Paul Doyle, “Chelsea's potency uninterrupted by limp Bordeaux”, in The Guardian, 17 September 2008.

In 1677, the most unpopular law of the old customary code was finally abolished in France. Congrès was defined by the Frutière dictionary as: "the practice of coitus ordered by decree of an ecclesiastical judge, performed in the presence of surgeons and matrons, to discover whether a man is potent, with a view to dissolving a marriage." The reason it was scrapped had, of course, nothing to do with public decency.
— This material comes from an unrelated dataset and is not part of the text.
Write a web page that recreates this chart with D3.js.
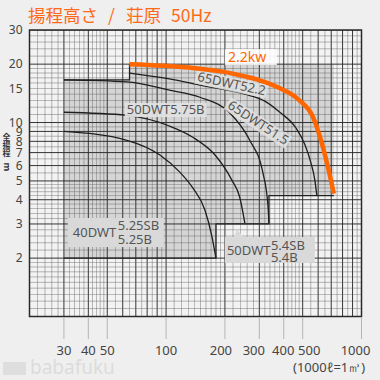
<!DOCTYPE html>
<html><head><meta charset="utf-8">
<script src="https://cdn.jsdelivr.net/npm/d3@7"></script>
<style>
html,body{margin:0;padding:0;background:#efefef;}
svg{display:block;}
</style></head><body>
<svg id="c" width="380" height="380"></svg>
<script>
// ---- data (flow L/min, head m) ----
const xTickVals = [30, 40, 50, 100, 200, 300, 400, 500, 1000];
const yTickVals = [2, 3, 4, 5, 6, 7, 8, 9, 10, 15, 20, 30];
const curve22kw   = [[65,20],[132,19.2],[195,18.3],[253,17.3],[291,16.7],[373,15.2],[478,13.1],[564,10.7],[627,7.8],[673,5.9],[722,4.3]];
const curve65DWT  = [[65,18.0],[104,16.8],[149,15.6],[253,14.0],[320,12.9],[382,11.3],[461,9.4],[513,7.7],[551,6.2],[577,5.05],[591,4.2]];
const curve50DWT75 = [[30,16.6],[63,16.2],[104,14.7],[149,13.5],[212,11.2],[268,8.1],[313,5.5],[332,3.75],[336,3.03]];
const curve50DWT4  = [[30,11.3],[63,10.9],[104,9.6],[137,8.4],[178,6.8],[217,5.05],[238,4.13],[253,3.03]];
const curve40DWT   = [[30,9.0],[63,8.1],[93,6.8],[117.5,5.55],[137,4.6],[158,3.54],[171,2.63],[180,2.0]];
// operating ranges [xMin, xMax, yMin, yMax]
const range40DWT = [30, 180, 2, 9];
const range50DWT = [30, 336, 3, 16.6];
const range65DWT = [65, 722, 4.2, 20];
const title = ["揚程高さ", "/", "荘原", "50Hz"];
const yTitle = ["全", "揚", "程"];

const svg = d3.select("#c");
const x = d3.scaleLog().domain([20, 1000]).range([29.5, 361.5]);
const y = d3.scaleLog().domain([1, 30]).range([316.5, 30]);
const FONT = "'Noto Sans', 'DejaVu Sans', sans-serif";
// small horizontal nudges so crowded x labels stay legible (as in the original)
const xLabelShift = {200: -4, 300: -5.5, 400: -0.5, 500: 6.5, 1000: -6};

svg.append("defs").append("clipPath").attr("id","clip")
  .append("rect").attr("x",x(20)).attr("y",y(30)).attr("width",x(1000)-x(20)).attr("height",y(1)-y(30));

const plot = svg.append("g").attr("clip-path","url(#clip)");
plot.append("rect").attr("x",x(20)).attr("y",y(30)).attr("width",x(1000)-x(20)).attr("height",y(1)-y(30)).attr("fill","#f3f3f3");

// shaded ranges
[range40DWT, range50DWT, range65DWT].forEach(r => {
  plot.append("rect").attr("x",x(r[0])).attr("y",y(r[3]))
    .attr("width",x(r[1])-x(r[0])).attr("height",y(r[2])-y(r[3]))
    .attr("fill","#d5d5d5");
});

// log grid
function gridValues(lo, hi){
  const out = [];
  [1,10,100,1000].forEach(d => {
    const ks = [];
    for (let k=10;k<20;k++) ks.push(k);
    for (let k=20;k<50;k+=2) ks.push(k);
    for (let k=50;k<100;k+=5) ks.push(k);
    ks.forEach(k => { const v = k/10*d; if (v>=lo-1e-9 && v<=hi+1e-9) out.push({v, major: k%10===0}); });
  });
  return out;
}
gridValues(20,1000).forEach(g => {
  plot.append("line").attr("x1",x(g.v)).attr("x2",x(g.v)).attr("y1",y(30)).attr("y2",y(1))
    .attr("stroke", g.major ? "#2a2a2a" : "#5a5a5a").attr("stroke-width", g.major?1:0.7).attr("opacity", g.major?0.95:0.6);
});
gridValues(1,30).forEach(g => {
  plot.append("line").attr("y1",y(g.v)).attr("y2",y(g.v)).attr("x1",x(20)).attr("x2",x(1000))
    .attr("stroke", g.major ? "#2a2a2a" : "#5a5a5a").attr("stroke-width", g.major?1:0.7).attr("opacity", g.major?0.95:0.6);
});

// range outlines
const outline = d3.path();
outline.moveTo(x(range50DWT[0]), y(range50DWT[3]));
outline.lineTo(x(range65DWT[0]), y(range50DWT[3]));
outline.lineTo(x(range65DWT[0]), y(range65DWT[3]));
outline.moveTo(x(range65DWT[1]), y(range65DWT[2]));
outline.lineTo(x(range50DWT[1]), y(range65DWT[2]));
outline.lineTo(x(range50DWT[1]), y(range50DWT[2]));
outline.lineTo(x(range40DWT[1]), y(range50DWT[2]));
outline.lineTo(x(range40DWT[1]), y(range40DWT[2]));
outline.lineTo(x(range40DWT[0]), y(range40DWT[2]));
plot.append("path").attr("d", outline.toString()).attr("fill","none").attr("stroke","#222").attr("stroke-width",1.3);

// frame
svg.append("rect").attr("x",x(20)).attr("y",y(30)).attr("width",x(1000)-x(20)).attr("height",y(1)-y(30))
  .attr("fill","none").attr("stroke","#2a2a2a").attr("stroke-width",1.5);

// curves
const line = d3.line().x(d=>x(d[0])).y(d=>y(d[1])).curve(d3.curveMonotoneX);
[curve65DWT, curve50DWT75, curve50DWT4, curve40DWT].forEach(c => {
  svg.append("path").attr("d", line(c)).attr("fill","none").attr("stroke","#1e1e1e").attr("stroke-width",1.3);
});

// labels on curves
function rotLabel(txt, xv, yv, ang){
  const g = svg.append("g").attr("transform",`translate(${x(xv)},${y(yv)}) rotate(${ang})`);
  g.append("rect").attr("x",-2).attr("y",-11).attr("width",73).attr("height",14).attr("fill","#e4e4e4").attr("opacity",0.8);
  g.append("text").attr("x",0).attr("y",0).text(txt).attr("font-family",FONT).attr("font-size",13).attr("fill","#555");
}
rotLabel("65DWT52.2", 143.6, 16.4, 12);
rotLabel("65DWT51.5", 204.6, 11.95, 33);

svg.append("rect").attr("x",x(62.9)-2).attr("y",y(11.06)-11).attr("width",82).attr("height",14).attr("fill","#e2e2e2").attr("opacity",0.9);
svg.append("text").attr("x",x(62.9)).attr("y",y(11.06)).text("50DWT5.75B").attr("font-family",FONT).attr("font-size",13).attr("fill","#555");

// 40DWT label box
{
  const x0 = x(31.4), y0 = y(3.22), x1 = x(97.3), y1 = y(2.28);
  svg.append("rect").attr("x",x0).attr("y",y0).attr("width",x1-x0).attr("height",y1-y0).attr("fill","#d9d9d9");
  svg.append("text").attr("x",x0+5).attr("y",y0+19).text("40DWT").attr("font-family",FONT).attr("font-size",13).attr("fill","#555");
  svg.append("text").attr("x",x0+50).attr("y",y0+12).text("5.25SB").attr("font-family",FONT).attr("font-size",13).attr("fill","#555");
  svg.append("text").attr("x",x0+50).attr("y",y0+26).text("5.25B").attr("font-family",FONT).attr("font-size",13).attr("fill","#555");
}
// 50DWT label box
{
  const x0 = x(200), y0 = y(2.57), x1 = x(577), y1 = y(1.89);
  svg.append("path").attr("d",`M${x0+12},${y0-8}L${x0+9},${y0+1}L${x0+19},${y0+1}Z`).attr("fill","#d9d9d9");
  svg.append("rect").attr("x",x0).attr("y",y0).attr("width",x1-x0).attr("height",y1-y0).attr("fill","#d9d9d9");
  svg.append("text").attr("x",x0+2).attr("y",y0+18).text("50DWT").attr("font-family",FONT).attr("font-size",13).attr("fill","#555");
  svg.append("text").attr("x",x0+46).attr("y",y0+13).text("5.4SB").attr("font-family",FONT).attr("font-size",13).attr("fill","#555");
  svg.append("text").attr("x",x0+46).attr("y",y0+25.5).text("5.4B").attr("font-family",FONT).attr("font-size",13).attr("fill","#555");
}

// 2.2kw curve + label
svg.append("path").attr("d", line(curve22kw)).attr("fill","none").attr("stroke","#ff6600").attr("stroke-width",4.5);
{
  const x0 = x(200), y0 = y(23.9), x1 = x(368.8), y1 = y(19.8);
  svg.append("rect").attr("x",x0).attr("y",y0).attr("width",x1-x0).attr("height",y1-y0).attr("fill","#ffffff").attr("opacity",0.85);
  svg.append("text").attr("x",x0+3).attr("y",y0+13).text("2.2kw").attr("font-family",FONT).attr("font-size",14).attr("fill","#ff6600");
}

// axes
xTickVals.forEach(v => {
  svg.append("line").attr("x1",x(v)).attr("x2",x(v)).attr("y1",y(1)+1).attr("y2",339).attr("stroke","#b5b5b5").attr("stroke-width",1);
  svg.append("text").attr("x",x(v)+(xLabelShift[v]||0)).attr("y",355).attr("text-anchor","middle").text(v)
    .attr("font-family",FONT).attr("font-size",13).attr("fill","#444");
});
yTickVals.forEach(v => {
  svg.append("text").attr("x",22.5).attr("y",y(v)+4.2).attr("text-anchor","end").text(v)
    .attr("font-family",FONT).attr("font-size",12).attr("fill","#444");
});
yTitle.forEach((ch,i) => {
  svg.append("text").attr("x",6.5).attr("y",140 + i*8).attr("text-anchor","middle").text(ch)
    .attr("font-family","'Noto Sans CJK JP', sans-serif").attr("font-size",8).attr("font-weight","bold").attr("fill","#333");
});
svg.append("text").attr("transform","translate(3.5,167) rotate(90)").attr("text-anchor","middle").text("m")
  .attr("font-family",FONT).attr("font-size",9).attr("font-weight","bold").attr("fill","#333");

svg.append("text").attr("x",293).attr("y",372).text("(1000ℓ=1㎥)")
  .attr("font-family",FONT).attr("font-size",13).attr("fill","#444");

// title
const tt = svg.append("text").attr("y",21.5).attr("font-family","'Noto Sans CJK JP', sans-serif").attr("font-size",17.5).attr("fill","#ff6a1a");
tt.append("tspan").attr("x",28).text(title[0]);
tt.append("tspan").attr("x",108).text(title[1]);
tt.append("tspan").attr("x",126).text(title[2]);
tt.append("tspan").attr("x",171).text(title[3]);

// watermark
svg.append("rect").attr("x",3).attr("y",362).attr("width",23).attr("height",13).attr("fill","#dedede");
svg.append("text").attr("x",30).attr("y",374).text("babafuku").attr("font-family",FONT).attr("font-size",19).attr("fill","#dcdcdc");
</script>
</body></html>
Rather it was because the authorities belatedly came to realise that the exercise did not elicit conclusive proof of impotence. "Our organs do not always obey us when we would like them to, still less so in front of judges," blubbed one contemporary, as quoted in Nina Epton's delicious 1959 opus Love and the French.

I emphasise that these are the first two paragraphs of a review of a sporting match. In related news, international voters prefer Obama to McCain by 4-1, and I hereby announce that I will be voting in this election, by proxy, since Chad and I resolved an argument over the obligation to vote by coming to the agreement that he will vote as I direct him to. Now let me think. The man with one car or the man with thirteen cars? The man who was the first black president of the Harvard Law Review, or the man who graduated 894th out of a class of 899 at the Naval Academy? A vice presidential candidate who is a long-time member and current chairman of the U.S. Senate Committee on Foreign Relations, or one who argues for her foreign policy credentials on the grounds that "you can actually see Russia from land here in Alaska"? An energy policy grounded on the principle that government incentives are required to transition to green energy sources, or a policy grounded on a belief in the unfettered free market principles that have the US economy doing so well right now (with a vice presidential candidate who has said that "I'm not one though who would attribute [global warming] to being man-made", and who when elected mayor of a small town repeatedly asked about the possibility of censoring books in the public library)? It's a tough choice, America.